Anne ama ler e escrever histórias, demonstra um amor pela arte e enxerga o mundo de forma poética: um lago comum se torna o “lago das águas brilhantes”, galhos de uma arvore ao pé da janela de seu quarto, transformam-se nos braços da rainha da neve. Apesar de sua triste história, tenta sustentar dentro de seu coração uma visão de mundo otimista. No entanto, mesmo com isso, a menina, vez ou outra, revive flashbacks de momentos espantosos de sua infância no orfanato e em casas de família, onde sofria muito, de diferentes formas: “gosto mais de imaginar do que de lembrar”, diz ela, se questionando o porquê das piores lembranças serem as mais insistentes. Anne sabia de muitas coisas que crianças não deveriam saber, coisas que corrompiam, em partes, sua inocência. Desse lugar, um outro trauma: o medo do passado e de voltar a ele. O que a jovem garota tenta superar com a força de sua mente altamente criativa.

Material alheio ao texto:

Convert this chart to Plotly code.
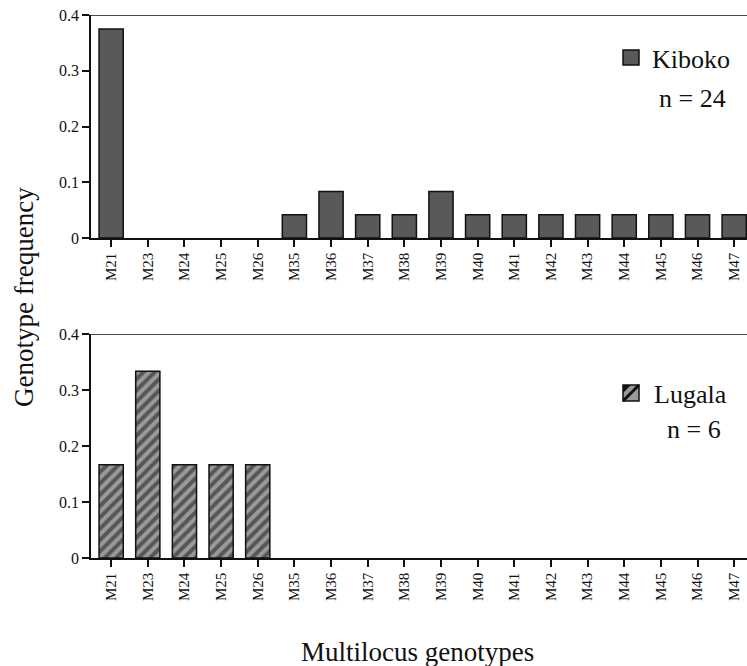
import plotly.graph_objects as go

genotypes = ["M21", "M23", "M24", "M25", "M26", "M35", "M36", "M37", "M38",
             "M39", "M40", "M41", "M42", "M43", "M44", "M45", "M46", "M47"]
kiboko = [0.375, 0, 0, 0, 0, 0.0417, 0.0833, 0.0417, 0.0417,
          0.0833, 0.0417, 0.0417, 0.0417, 0.0417, 0.0417, 0.0417, 0.0417, 0.0417]
lugala = [0.1667, 0.3333, 0.1667, 0.1667, 0.1667, 0, 0, 0, 0,
          0, 0, 0, 0, 0, 0, 0, 0, 0]
y_ticks = [0, 0.1, 0.2, 0.3, 0.4]
y_ticklabels = ["0", "0.1", "0.2", "0.3", "0.4"]

FONT = "Liberation Serif"
INK = "#111111"
W, H = 747, 666
ml, mr, mt, mb = 91, 0, 15, 108
pw = W - ml - mr
ph = H - mt - mb
top_lo = (558 - 238) / ph
bot_hi = (558 - 334) / ph


def px(x):
    return (x - ml) / pw


def py(y):
    return (558 - y) / ph


def lw(vals):
    return [1.5 if v > 0 else 0 for v in vals]


fig = go.Figure()
fig.add_trace(go.Bar(x=genotypes, y=kiboko, name="Kiboko", width=0.66,
                     marker=dict(color="#595959", line=dict(color=INK, width=lw(kiboko))),
                     xaxis="x", yaxis="y", showlegend=False))
fig.add_trace(go.Bar(x=genotypes, y=lugala, name="Lugala", width=0.66,
                     marker=dict(color="#9a9a9a", line=dict(color=INK, width=lw(lugala)),
                                 pattern=dict(shape="/", fgcolor=INK, bgcolor="#9a9a9a",
                                              size=8, solidity=0.5, fillmode="overlay")),
                     xaxis="x2", yaxis="y2", showlegend=False))

xcommon = dict(range=[-0.55, 17.35], showline=True, linecolor=INK, linewidth=1.5,
               ticks="outside", ticklen=7, tickwidth=1.5, tickcolor=INK,
               tickangle=-90, tickfont=dict(family=FONT, size=15, color=INK),
               showgrid=False, zeroline=False, fixedrange=True)
ycommon = dict(range=[0, 0.4], tickvals=y_ticks, ticktext=y_ticklabels,
               showline=True, linecolor=INK, linewidth=1.5,
               ticks="outside", ticklen=7, tickwidth=1.5, tickcolor=INK,
               tickfont=dict(family=FONT, size=16, color=INK),
               showgrid=False, zeroline=False, fixedrange=True)

fig.update_layout(
    width=W, height=H,
    margin=dict(l=ml, r=mr, t=mt, b=mb),
    paper_bgcolor="white", plot_bgcolor="white",
    xaxis=dict(domain=[0, 1], anchor="y", **xcommon),
    yaxis=dict(domain=[top_lo, 1], anchor="x", **ycommon),
    xaxis2=dict(domain=[0, 1], anchor="y2", **xcommon),
    yaxis2=dict(domain=[0, bot_hi], anchor="x2", **ycommon),
    showlegend=False,
)

# top frame lines at 0.4
for xr, yr in (("x", "y"), ("x2", "y2")):
    fig.add_shape(type="line", xref=xr + " domain", yref=yr, x0=0, x1=1, y0=0.4, y1=0.4,
                  line=dict(color=INK, width=1.5))

# legend keys
fig.add_shape(type="rect", xref="paper", yref="paper",
              x0=px(623), x1=px(639), y0=py(65), y1=py(50),
              fillcolor="#595959", line=dict(color=INK, width=1.5))
fig.add_shape(type="rect", xref="paper", yref="paper",
              x0=px(623), x1=px(639), y0=py(401), y1=py(385),
              fillcolor="#9a9a9a", line=dict(color=INK, width=1.5))
fig.add_shape(type="line", xref="paper", yref="paper",
              x0=px(623), x1=px(639), y0=py(401), y1=py(385),
              line=dict(color=INK, width=3))
fig.add_shape(type="path", xref="paper", yref="paper",
              path=f"M {px(623)},{py(385)} L {px(631)},{py(385)} L {px(623)},{py(393)} Z",
              fillcolor=INK, line=dict(color=INK, width=0))


def label(text, x, y, size=26, xanchor="center", angle=0):
    fig.add_annotation(text=text, xref="paper", yref="paper", x=px(x), y=py(y),
                       xanchor=xanchor, yanchor="middle", textangle=angle,
                       showarrow=False, font=dict(family=FONT, size=size, color=INK))


label("Kiboko", 650, 59, xanchor="left")
label("n = 24", 692, 98)
label("Lugala", 652, 394, xanchor="left")
label("n = 6", 694, 430)
label("Genotype frequency", 24, 297, size=27, angle=-90)
label("Multilocus genotypes", 417, 652, size=27)

fig.write_html("out.html", post_script="document.body.style.margin='0';",
               config={"displayModeBar": False})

Outra questão que ‘assombra’ Anne é o seu cabelo ruivo e suas sardas. Ela acredita que essas características são uma verdadeira maldição em sua vida. Não aceita sua aparência e, ao longo da série, até tenta muda-la. Apesar de acreditar que a aparência não é só o que importa, a garota tem um grande desejo de se sentir bonita. Entretanto, é necessário pontuar, que tal estigma sobre si mesmo vem, mais uma vez, de seu passado e do que suas vivencias a fizeram acreditar. Ela sofria uma perseguição de meninas que conviveram com ela no orfanato que, constantemente, criticavam sua aparência. O que fez com que Anne acreditasse, de forma inconsciente, nas coisas que a diziam. A fizeram acreditar que a única forma de se sentir bonita e amar o seu “eu externo”, era não sendo ruiva e se livrando de suas sardas, ou seja, não sendo ela. O que nos traz ao terceiro trauma: a tentativa de ser encaixar em um padrão de beleza.

As questões emocionais aqui citadas são as que considero as mais discutidas na atualidade, seja em redes sociais ou em rodas de amigos. Obviamente, “Anne with na E” aborda diversas outras questões psicológicas, não apenas de Anne, mas de todos os outros personagens. A construção da personagem Anne Shirley, nos faz pensar no poder das vivências da infância e como elas sempre serão refletidas, de alguma forma, em quem nós somos hoje; mostra também, que é possível superar tais traumas e questões, ainda que seja desafiador. Os episódios da vida da protagonista e a forma como ela lida com eles é o que nos traz uma identificação ou não com a personagem e nos faz refletir sobre nossos próprios traumas e as maneiras como lidamos com eles. Anne supera-os (ou tenta) através da imaginação, e você?